O adeus a Aretha Franklin, a “rainha da soul”

Esteve internada num hospital de Detroit e regressou a casa nos últimos dias, por onde passaram inúmeros amigos para se despedirem da voz da soul. A cantora morreu esta quinta-feira, 16 de agosto, aos 76 anos.

É mais rico crescer rodeado de enormes, ainda que a liturgia dos primeiros tempos se faça de fantasmas tão grandes como os vultos. Do gospel de Mahalia Jackson, Dinah Washington, e James Cleverland, à soul de Sam Cooke e Jackie Wilson. Todos são presença assídua na casa de Clarence La Vaughn Franklin, o pai de uma então jovem Aretha Louise.

Aquela que a revista Rolling Stone haveria de cunhar como a maior voz de todos os tempos, nasceu em 25 de março de 1942, em Memphis, Tennessee, descendente do tal pregador da igreja Batista, da sua vida itinerante, e de inefáveis orgias capazes de impressionar a descontração de um Ray Charles. Aos dois anos, Aretha instala-se em Buffalo, Nova Iorque, e aos quatro chega com a família a Detroit, onde o pai ergue a sua própria congregação. Aos 10 perdia a mãe e poucos anos depois já era mãe do primeiro filho, fruto da relação com um colega da escola.

Mais atentas à missa cantada que ao sermão, gravadoras como a Motown Records não demoram a pregar ouvido à sua voz, apoiada pela figura paterna, que a incentiva a dar os primeiros passos na indústria da música. Em 1956, com apenas 14 anos, Aretha lança “Songs of Faith”, registo gospel que pavimenta caminho para uma incursão mais secular. De volta a Nova Iorque, diz sim aos avanços da Columbia Records em 1961, e ao contrato que lhe vale trabalho com o reputado produtor John Hammond, ligado a nomes como Billie Holliday e Count Basie, e demasiado enfeitiçado por estes para vislumbrar em Aretha uma inclinação muito mais para a soul e o R&B que para o jazz.

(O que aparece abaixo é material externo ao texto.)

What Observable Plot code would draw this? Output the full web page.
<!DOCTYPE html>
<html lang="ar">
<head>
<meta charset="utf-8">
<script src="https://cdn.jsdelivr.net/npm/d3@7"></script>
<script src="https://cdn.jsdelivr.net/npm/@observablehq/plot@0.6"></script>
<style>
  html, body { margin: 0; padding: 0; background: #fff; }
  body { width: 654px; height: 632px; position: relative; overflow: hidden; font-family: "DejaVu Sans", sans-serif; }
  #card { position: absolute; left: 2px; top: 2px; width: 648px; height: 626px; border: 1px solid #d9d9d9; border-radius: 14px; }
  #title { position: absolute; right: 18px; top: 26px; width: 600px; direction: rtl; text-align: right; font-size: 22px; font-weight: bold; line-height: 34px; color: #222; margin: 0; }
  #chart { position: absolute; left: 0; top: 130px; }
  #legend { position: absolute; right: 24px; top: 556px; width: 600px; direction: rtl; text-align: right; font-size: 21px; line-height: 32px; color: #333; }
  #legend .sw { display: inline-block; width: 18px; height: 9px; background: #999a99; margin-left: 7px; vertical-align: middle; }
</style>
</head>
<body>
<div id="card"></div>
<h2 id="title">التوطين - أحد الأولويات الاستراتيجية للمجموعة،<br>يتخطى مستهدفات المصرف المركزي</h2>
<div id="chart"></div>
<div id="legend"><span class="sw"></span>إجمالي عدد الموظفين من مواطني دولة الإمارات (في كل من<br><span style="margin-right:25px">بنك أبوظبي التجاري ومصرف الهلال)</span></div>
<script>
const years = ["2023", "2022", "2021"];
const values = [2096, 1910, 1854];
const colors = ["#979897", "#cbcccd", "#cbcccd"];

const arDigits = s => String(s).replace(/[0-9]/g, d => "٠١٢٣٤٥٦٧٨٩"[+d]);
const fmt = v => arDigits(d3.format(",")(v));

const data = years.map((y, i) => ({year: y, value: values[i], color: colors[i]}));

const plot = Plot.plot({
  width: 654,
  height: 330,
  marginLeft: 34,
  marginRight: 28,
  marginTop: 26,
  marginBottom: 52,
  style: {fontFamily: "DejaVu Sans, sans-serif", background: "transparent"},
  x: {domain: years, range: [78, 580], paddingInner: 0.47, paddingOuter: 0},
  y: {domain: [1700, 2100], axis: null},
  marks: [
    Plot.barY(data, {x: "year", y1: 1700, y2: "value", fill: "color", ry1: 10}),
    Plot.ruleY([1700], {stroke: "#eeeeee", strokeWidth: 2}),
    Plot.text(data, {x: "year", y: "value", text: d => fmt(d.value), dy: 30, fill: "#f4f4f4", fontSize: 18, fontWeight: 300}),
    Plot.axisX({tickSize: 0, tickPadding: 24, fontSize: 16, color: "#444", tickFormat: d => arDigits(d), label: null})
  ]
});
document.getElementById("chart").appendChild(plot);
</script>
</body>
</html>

Faixas como “Today I Sing The Blues”, “Won’t Be Long”, “Cry Like a Baby”, e “Sweet Bitter Love” fazem o furor que podem, ainda que o maior sucesso comercial tenha soado apenas depois de 1967, quando Franklin transita para a Atlantic Records, começando a trepar no top da Billboard. É esta a fase dourada da cantora, que coincide com o lançamento de temas como “I Never Loved a Man the Way I Love You”,” I Say a Little Prayer”, e a emblemática “Respect”, bandeira da luta pelos direitos civis e do movimento feminista. Enquanto isso, a vida pessoal segue destino inverso à ascensão profissional. Em 1969, divorcia-se do antigo agente Ted White, figura pouco recomendável de Detroit que a apresentara ao álcool e às drogas, pondo fim a uma relação conturbada e marcada pela violência doméstica.

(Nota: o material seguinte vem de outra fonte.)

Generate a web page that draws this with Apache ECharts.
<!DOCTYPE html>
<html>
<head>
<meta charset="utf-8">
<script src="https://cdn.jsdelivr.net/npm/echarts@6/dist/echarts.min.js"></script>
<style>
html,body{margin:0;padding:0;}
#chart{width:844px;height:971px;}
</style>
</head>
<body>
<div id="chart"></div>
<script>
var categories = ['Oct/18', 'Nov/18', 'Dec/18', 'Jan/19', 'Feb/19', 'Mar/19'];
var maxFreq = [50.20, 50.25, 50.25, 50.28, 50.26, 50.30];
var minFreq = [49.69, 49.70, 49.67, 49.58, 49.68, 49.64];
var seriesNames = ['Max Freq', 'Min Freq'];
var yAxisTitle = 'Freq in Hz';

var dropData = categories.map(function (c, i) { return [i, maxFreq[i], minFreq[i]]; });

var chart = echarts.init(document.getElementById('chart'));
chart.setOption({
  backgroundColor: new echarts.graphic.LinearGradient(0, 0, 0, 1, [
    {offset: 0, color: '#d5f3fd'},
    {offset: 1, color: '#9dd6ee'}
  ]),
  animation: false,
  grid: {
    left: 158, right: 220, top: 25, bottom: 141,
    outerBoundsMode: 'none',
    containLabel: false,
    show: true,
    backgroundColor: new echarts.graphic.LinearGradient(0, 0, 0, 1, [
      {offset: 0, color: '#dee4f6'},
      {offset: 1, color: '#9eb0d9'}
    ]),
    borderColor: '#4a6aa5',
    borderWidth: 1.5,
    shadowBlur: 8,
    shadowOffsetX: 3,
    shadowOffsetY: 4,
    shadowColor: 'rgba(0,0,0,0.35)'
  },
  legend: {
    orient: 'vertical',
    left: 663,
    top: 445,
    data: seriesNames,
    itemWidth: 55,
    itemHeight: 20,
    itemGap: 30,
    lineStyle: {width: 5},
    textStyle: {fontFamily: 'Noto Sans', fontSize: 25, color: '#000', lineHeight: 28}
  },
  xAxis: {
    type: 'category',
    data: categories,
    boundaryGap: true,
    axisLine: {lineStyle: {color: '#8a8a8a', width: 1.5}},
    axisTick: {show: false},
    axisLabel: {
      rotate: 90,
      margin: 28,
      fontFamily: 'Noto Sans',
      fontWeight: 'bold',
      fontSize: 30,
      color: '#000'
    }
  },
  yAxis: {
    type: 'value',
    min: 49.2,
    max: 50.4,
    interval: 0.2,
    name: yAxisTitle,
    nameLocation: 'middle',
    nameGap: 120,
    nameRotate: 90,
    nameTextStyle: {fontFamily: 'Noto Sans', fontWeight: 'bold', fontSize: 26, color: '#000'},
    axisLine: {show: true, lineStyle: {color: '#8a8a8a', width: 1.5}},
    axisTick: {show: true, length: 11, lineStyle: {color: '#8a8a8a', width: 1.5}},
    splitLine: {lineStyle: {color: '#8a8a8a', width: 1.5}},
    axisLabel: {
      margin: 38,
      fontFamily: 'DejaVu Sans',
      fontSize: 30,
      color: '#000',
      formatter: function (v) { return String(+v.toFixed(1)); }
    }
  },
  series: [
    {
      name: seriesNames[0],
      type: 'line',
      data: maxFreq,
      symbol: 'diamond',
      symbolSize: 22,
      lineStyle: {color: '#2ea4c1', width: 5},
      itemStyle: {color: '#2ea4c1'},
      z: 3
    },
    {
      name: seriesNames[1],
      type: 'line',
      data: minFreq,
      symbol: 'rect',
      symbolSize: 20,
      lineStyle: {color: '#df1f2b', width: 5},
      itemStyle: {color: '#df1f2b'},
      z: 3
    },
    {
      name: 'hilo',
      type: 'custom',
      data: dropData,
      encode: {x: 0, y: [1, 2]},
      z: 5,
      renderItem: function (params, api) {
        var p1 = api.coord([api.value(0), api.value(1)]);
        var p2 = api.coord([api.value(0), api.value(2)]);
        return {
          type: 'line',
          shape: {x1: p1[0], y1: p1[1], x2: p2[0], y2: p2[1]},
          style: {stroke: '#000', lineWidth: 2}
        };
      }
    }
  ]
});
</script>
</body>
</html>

Seguir-se-ia o enlance com o ator Glynn Turman, em 1978, numa cerimónia conduzida pelo pai de Aretha. Pouco depois, em 1980, surge a ligação à Arista Records e a Clive Davis, responsável pelo relançamento da sua carreira nesta década. É também o tempo de parcerias com nomes como George Michael (1988) ou Mary J. Blige (2008). Em 2010 chegava o diagnóstico de cancro do pâncreas. Em 2015, cinco anos depois de conhecer o diagnóstico de um cancro no pâncreas, rubricou uma memorável interpretação de “(You Make me Feel Like) A Natural Woman”, no Kennedy Center, no palco que homenageou Carole King.

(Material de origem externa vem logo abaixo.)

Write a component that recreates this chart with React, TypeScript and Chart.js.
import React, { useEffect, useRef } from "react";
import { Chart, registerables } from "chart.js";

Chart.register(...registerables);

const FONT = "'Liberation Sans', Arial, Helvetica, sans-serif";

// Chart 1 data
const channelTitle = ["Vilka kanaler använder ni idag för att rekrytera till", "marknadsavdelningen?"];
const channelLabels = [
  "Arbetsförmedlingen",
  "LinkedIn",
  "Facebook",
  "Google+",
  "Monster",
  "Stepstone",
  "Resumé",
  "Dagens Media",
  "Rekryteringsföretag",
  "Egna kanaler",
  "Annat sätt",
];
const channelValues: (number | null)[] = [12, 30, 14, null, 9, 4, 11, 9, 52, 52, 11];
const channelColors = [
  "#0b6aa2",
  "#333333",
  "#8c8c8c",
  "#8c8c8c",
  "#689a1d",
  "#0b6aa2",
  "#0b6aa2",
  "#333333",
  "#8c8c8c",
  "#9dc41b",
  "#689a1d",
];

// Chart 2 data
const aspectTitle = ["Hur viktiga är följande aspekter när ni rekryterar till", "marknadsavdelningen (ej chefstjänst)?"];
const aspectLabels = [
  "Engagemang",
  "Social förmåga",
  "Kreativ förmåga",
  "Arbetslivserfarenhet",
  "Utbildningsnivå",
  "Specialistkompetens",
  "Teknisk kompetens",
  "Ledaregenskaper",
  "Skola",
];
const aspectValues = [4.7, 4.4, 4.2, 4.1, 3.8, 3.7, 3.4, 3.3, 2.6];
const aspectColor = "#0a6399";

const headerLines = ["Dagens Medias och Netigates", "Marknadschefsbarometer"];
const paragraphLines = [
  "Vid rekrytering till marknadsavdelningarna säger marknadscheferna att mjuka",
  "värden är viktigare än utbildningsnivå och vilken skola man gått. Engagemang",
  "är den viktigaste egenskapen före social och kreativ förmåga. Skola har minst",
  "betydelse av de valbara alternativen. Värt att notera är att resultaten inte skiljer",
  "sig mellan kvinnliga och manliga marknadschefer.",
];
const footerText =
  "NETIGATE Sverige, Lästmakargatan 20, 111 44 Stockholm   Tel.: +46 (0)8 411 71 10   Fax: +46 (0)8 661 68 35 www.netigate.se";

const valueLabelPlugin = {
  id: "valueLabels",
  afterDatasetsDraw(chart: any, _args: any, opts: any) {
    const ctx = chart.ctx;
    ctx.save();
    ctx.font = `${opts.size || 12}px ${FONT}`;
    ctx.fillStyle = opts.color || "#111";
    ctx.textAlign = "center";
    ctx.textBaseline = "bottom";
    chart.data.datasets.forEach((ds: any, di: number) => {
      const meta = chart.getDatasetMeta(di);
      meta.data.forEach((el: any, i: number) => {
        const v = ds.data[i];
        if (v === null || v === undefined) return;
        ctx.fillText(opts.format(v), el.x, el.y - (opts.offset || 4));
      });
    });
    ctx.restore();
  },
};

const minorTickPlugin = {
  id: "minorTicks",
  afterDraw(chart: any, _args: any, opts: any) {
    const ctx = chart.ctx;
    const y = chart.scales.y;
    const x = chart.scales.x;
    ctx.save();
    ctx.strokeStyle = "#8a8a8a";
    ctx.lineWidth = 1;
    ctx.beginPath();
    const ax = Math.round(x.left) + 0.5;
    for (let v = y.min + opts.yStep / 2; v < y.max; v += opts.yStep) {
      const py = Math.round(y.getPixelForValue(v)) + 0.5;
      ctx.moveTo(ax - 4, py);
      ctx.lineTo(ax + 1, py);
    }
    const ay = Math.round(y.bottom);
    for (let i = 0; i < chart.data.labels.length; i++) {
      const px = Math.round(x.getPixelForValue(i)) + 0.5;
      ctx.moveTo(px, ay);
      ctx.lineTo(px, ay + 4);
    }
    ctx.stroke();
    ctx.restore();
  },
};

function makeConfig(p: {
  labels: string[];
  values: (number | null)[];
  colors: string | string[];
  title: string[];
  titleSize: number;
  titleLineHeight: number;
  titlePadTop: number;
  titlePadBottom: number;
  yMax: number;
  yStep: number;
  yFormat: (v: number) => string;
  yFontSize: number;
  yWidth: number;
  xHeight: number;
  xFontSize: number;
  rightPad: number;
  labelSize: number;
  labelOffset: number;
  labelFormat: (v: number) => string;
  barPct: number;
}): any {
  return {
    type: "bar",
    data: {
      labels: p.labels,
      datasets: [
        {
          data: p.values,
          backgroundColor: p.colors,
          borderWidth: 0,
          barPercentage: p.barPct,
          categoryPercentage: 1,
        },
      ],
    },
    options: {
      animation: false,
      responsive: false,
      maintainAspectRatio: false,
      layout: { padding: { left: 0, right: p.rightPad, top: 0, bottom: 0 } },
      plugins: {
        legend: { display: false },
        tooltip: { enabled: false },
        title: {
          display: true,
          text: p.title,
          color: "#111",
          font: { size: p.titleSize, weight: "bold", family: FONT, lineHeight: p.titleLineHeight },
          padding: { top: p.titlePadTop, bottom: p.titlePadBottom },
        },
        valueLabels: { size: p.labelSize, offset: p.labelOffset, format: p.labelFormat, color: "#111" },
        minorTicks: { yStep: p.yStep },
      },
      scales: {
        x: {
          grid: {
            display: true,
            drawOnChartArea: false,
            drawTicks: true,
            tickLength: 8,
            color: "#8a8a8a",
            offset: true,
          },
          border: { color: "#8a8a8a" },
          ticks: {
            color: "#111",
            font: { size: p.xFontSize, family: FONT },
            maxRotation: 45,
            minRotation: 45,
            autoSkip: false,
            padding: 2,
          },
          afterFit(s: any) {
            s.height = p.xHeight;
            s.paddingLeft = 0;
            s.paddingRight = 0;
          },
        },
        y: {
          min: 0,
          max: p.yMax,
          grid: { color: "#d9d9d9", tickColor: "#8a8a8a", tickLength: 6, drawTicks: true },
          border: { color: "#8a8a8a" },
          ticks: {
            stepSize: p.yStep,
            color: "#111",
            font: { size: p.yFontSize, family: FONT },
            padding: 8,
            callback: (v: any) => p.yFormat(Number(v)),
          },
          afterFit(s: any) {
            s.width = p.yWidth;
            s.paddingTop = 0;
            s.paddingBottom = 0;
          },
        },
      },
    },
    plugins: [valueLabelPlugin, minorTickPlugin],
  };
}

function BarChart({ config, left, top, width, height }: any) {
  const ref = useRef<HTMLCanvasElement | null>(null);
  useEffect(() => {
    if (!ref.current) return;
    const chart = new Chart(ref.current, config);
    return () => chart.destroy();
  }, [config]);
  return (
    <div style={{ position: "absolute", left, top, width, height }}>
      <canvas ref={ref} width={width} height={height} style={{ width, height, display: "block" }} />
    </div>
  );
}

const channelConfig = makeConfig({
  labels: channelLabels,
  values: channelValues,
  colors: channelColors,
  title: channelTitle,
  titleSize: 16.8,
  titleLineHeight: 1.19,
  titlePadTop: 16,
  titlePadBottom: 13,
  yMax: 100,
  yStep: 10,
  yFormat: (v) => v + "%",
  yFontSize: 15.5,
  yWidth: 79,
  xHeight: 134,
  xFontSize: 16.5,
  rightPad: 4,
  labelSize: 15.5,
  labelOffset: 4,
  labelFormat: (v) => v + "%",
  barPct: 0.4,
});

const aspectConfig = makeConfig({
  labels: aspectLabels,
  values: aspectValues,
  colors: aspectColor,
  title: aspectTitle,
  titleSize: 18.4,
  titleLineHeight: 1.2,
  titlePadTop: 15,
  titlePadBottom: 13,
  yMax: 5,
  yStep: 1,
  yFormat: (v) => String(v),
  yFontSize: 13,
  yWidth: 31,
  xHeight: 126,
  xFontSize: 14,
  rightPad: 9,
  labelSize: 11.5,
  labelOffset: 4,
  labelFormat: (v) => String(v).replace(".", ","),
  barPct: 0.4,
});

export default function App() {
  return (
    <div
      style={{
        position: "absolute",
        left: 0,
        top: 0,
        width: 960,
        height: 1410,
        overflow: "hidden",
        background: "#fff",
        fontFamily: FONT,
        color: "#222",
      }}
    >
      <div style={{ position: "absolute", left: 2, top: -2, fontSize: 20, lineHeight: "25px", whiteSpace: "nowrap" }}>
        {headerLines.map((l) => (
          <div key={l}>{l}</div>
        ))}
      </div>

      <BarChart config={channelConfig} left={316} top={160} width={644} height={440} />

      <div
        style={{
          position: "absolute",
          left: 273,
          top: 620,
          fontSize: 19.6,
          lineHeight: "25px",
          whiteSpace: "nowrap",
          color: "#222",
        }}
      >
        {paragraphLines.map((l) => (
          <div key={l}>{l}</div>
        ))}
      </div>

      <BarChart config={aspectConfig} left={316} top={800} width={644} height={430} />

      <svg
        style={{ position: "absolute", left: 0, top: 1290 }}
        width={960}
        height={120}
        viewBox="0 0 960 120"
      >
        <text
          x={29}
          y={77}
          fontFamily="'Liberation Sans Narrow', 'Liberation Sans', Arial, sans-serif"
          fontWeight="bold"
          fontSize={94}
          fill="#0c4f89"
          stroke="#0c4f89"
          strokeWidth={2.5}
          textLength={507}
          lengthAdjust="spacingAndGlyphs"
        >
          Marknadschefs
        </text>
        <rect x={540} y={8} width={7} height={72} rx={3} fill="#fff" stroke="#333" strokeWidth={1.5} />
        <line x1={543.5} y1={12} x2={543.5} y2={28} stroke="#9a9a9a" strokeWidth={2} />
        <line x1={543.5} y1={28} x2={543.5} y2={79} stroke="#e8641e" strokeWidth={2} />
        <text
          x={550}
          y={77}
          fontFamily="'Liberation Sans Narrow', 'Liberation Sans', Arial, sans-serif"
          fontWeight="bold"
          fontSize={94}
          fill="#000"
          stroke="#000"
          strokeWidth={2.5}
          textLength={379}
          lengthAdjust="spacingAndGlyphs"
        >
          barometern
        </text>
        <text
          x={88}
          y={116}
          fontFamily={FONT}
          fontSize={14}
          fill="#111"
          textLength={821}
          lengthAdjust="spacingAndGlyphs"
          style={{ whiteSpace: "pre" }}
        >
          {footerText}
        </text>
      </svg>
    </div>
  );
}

Foi já bastante debilitada que deu entrada no hospital, em Detroit, no começo desta semana. Aretha voltaria ainda a casa mas por essa altura sucediam-se já as visitas e despedidas de amigos como Stevie Wonder, as homenagens em palco, de nomes como Beyoncé, e as previsíveis elegias fúnebres, um pouco por todo o lado.